From the original article on April 17, 2012. Author: Chateau Heartiste.
What advantage accrues a man who decides to cohabit instead of marry? Well, for one (and it’s a BIG one), women tend to let themselves go once they’ve extracted marital vows from their men. Here’s a referenced study which shows that once a woman gets what she wants from a man, she doesn’t (subconsciously) care anymore about pleasing him. (Study title is hilariously droll: “Entry into romantic partnership is associated with obesity”.)
Several studies examining longitudinal changes in romantic relationship status report a differential sex effect of entry into marriage, with greater weight gain in women (9,10,30). Women may be differentially impacted by transitions in romantic relationship status; for example, through increased social obligations encouraging consumption of regular meals (31,32) and larger portion sizes (33), resulting in increased energy intake (30). Further, entry into cohabitation or marriage is associated with decreased physical activity (34) and a decline in desire to maintain weight for the purpose of attracting a mate (6). In contrast, obese women may be less likely to marry (35). Our longitudinal findings suggest that both men and women who enter marriage are more likely to become obese, consistent with findings from another large, racially diverse sample of young adults (36). Moreover, we found that individuals who lived with romantic partners for a longer duration had higher likelihood of incident obesity suggesting that shared household environmental factors may contribute to changes in obesity.
Cohabitation may not be good for society in the long run (we’ll see how Scandinavia turns out), but in the here and now it is very good for the individual man, and most people think in the latter terms. As a friendly reminder, a wife bloating up and disfiguring her womanly profile is as repulsive to a husband as he would be to his wife if he lost his job and confidence and skulked around the house with his chin buried in his chest, begging for morsels of sexual release.
Again, we come back to incentives, latent or blatant, and their influence on human behavior. Men have “hand” within cohabiting relationships, while women have hand within marriage. Women are on their best behavior — read: their least bitchiest and gluttonous — when they are cohabiting with men who can leave them at a moment’s notice with little cost to the men. A woman in such a precarious circumstance feels inchoate pressure to maximize her sexual appeal, both physical and temperamental.
Conversely, wives who are not kept in desirous thrall to their husbands — read: hubby became a mincing betaboy or lost his social or economic status, or the spark simply vanished from the passage of time and mundane familiarity — gradually slip into their worst behavior, which includes getting fat and ugly, as the science and conventional wisdom demonstrates. Now, women who do this in pre-marital relationships can easily be dumped; but within marriage, not so much, at least not without SEVERE cost to the disillusioned husband. Women know this, on a very deeply primitive apebrain level, even if they don’t discuss it or acknowledge it outright. Which leads to...

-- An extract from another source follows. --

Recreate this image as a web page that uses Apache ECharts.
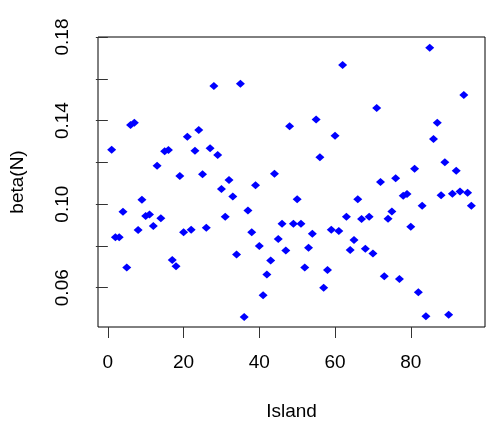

Maxim #204: Modern marriage is a waiver of liability that relieves wives of the responsibility to remain attractive to their husbands.
Corollary to Maxim #204: The modern marriage waiver of liability does not extend to husbands, who must remain optimally attractive to their wives so long as the marriage is intact and the cost of failing in this responsibility is excessive.
Let’s be clear about this, so you don’t get the wrong impression reading these issues in the stark, remorseless light in which I prefer to present them. Social, sexual and romantic incentives and disincentives don’t operate in a coldly calculating way — it’s not like a wife punches numbers into a mental spreadsheet or draws up wistful pros and cons lists before willfully deciding that an extra tub of Ben & Jerry’s won’t matter since her husband can’t divorce without losing a lot of money and the house and kids. The differential power structures of various relationship models aren’t grasped by the bit players in anything more than a gut feeling.
No, these still-human behavioral reactions work on the level of the id. Without really thinking about it, the existence of an incentive to behave a certain way subtly and slowly influences a person to act in accordance with their self-interest. What that self-interest is varies by context and circumstance. A single woman seeking love will avoid overeating and take a lot of yoga classes so that her tight bod will catch the eyes of, hopefully, some high value alpha males.
A married woman who has achieved her objective of locking a man into long term commitment backed by the strength of the state will feel imperceptible undertones or impulses that guide her along paths which take her away from staying sexually desirable and toward fulfilling her other hedonic needs. It doesn’t help her attraction for her husband that the threat of state sanction effectively neuters him by rendering his choice to remain married to her one of coercion rather than mutual delight.
Game is a useful ameliorative to these natural human instincts, (and I know how much asserting that gets under the skin of anti-gamers). But I’ve seen it in action; a husband who uses game (or charisma, if it helps your digestion) on his wife will mold her incentive structure so that selflessly pleasing him takes precedence over selfish solipsism. This will happen because, as I’ve said previously, up-front, near, tangible incentives trump downstream, far, less tangible disincentives. A sexy husband woos a wife better than a powerful state and natural inclination woos her away from him.